Education a top most priority


The delivery of education services in Pakistan is severely impacted by economic, political and security challenges that the country has been facing for some years.
The 18th Amendment to the Constitution of Pakistan, approved in 2010, devolved responsibility for education delivery and spending to provincial governments. The federal ministry retains some limited mandates, mainly in curriculum development, accreditation and the financing of research and development.

Balochistan faces many challenges in the education sector including a large number of out-of-school children, high dropout rates, wide gender disparities in education indicators and poor quality of teaching and learning in the classroom.

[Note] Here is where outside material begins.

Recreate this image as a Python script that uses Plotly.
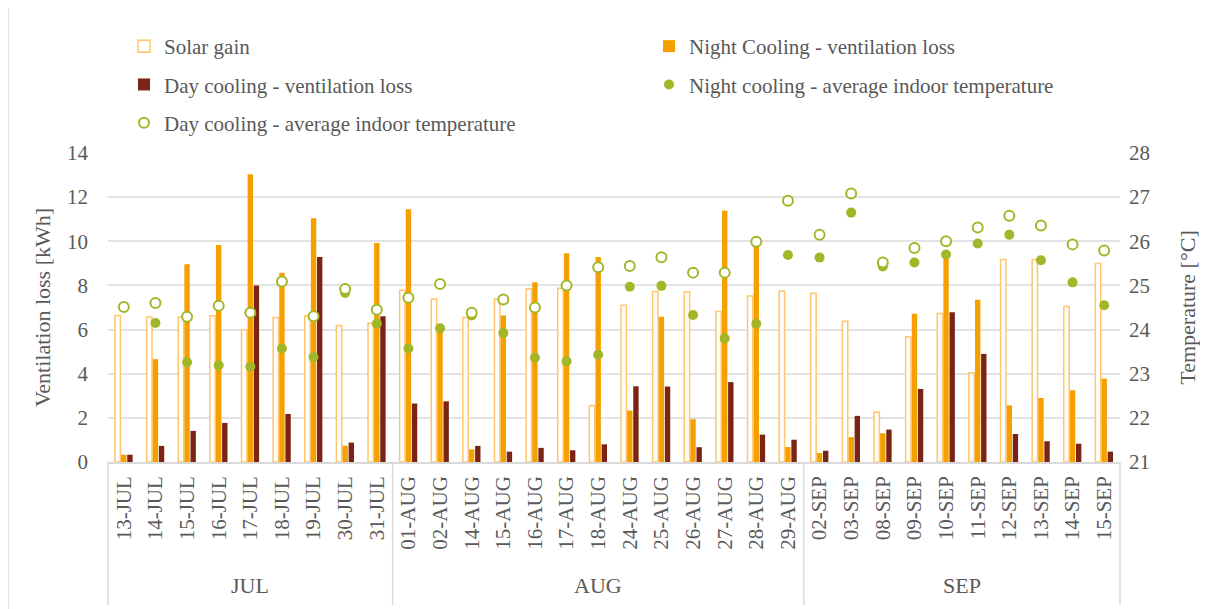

In 2015/2016, Balochistan allocated 20% of its total budget to education

  1. Improving access and equity for all girls and boys to school by:
    • Building and upgrading schools in communities where there is little or no access to school.
    • Improving transition rates between levels (early childhood education to primary, primary to middle, middle to high).
    • Reducing dropout by improving learning outcomes.
    • Expanding alternate forms of delivery including private sector management, community school development, among others.
  2. Improving the quality of education by:
    • Developing the capacity of education managers and professionals including teachers, examiners, curriculum and textbook developers.
    • Developing learning standards and benchmarks.
    • Improving assessment capacity.
    • Preparing a new school language policy conducive to learning.
Governance and management improvements are central to the BESP, which focuses on improving managerial capacity for management and supervision, and improving information collection mechanisms and their use.